Though rare, it’s not unheard of for a business leader like Puzder to take the reins at the agency. President Ronald Reagan’s first labor secretary, Raymond Donovan, came from the corporate world and ended up watering down OSHA enforcement and managing staff cuts at the agency.

“OSHA exists ... to do inspections, to make it clear to these employers who routinely cut corners on safety that there’s a cost to doing that. The fear here is that they’ll cut enforcement.”

- Debbie Berkowitz, former OSHA policy advisor

While business groups roundly applauded Trump’s decision to choose Puzder, labor groups and unions have criticized the choice as a disservice to low-wage workers.

Puzder does not oppose the minimum wage in principle, but he has advised against raising it in recent years, and he’s criticized President Barack Obama’s reforms, which would bring overtime protections to millions of additional workers.
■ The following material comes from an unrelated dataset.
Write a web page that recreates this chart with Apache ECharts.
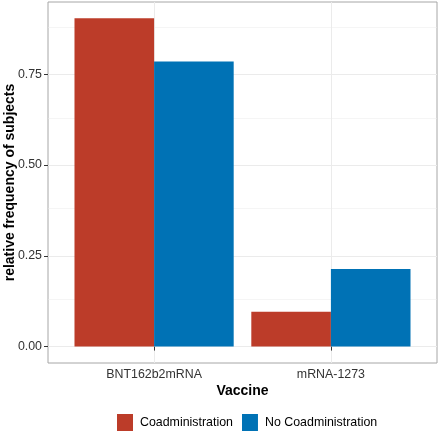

In one widely cited interview, Puzder said he would rather deal with automated workers than human ones: “They’re always polite, they always upsell, they never take a vacation, they never show up late, there’s never a slip-and-fall, or an age, sex, or race discrimination case,” he told Business Insider.

One of Puzder’s most vocal critics is Fight for $15, a union-funded campaign aimed at raising the minimum wage and bringing collective bargaining to the fast-food sector. Workers with the campaign have said that fast-food work is more dangerous than many people suspect. Last year, two dozen workers filed a range of complaints with OSHA against the likes of McDonald’s. They cited slip-and-falls and burns from grills and grease as the most common incidents, attributing the dangers to working at such a fast pace.

In 2014, one Hardee’s employee in North Carolina ended up tripping over a bucket of hot oil left in a walkway, according to OSHA records. The 18-year-old woman ended up with third-degree burns and had to be hospitalized.

The restaurant was operated by Hardee’s Food Systems, a subsidiary of CKE, which was cited for one serious safety violation and fined $6,300.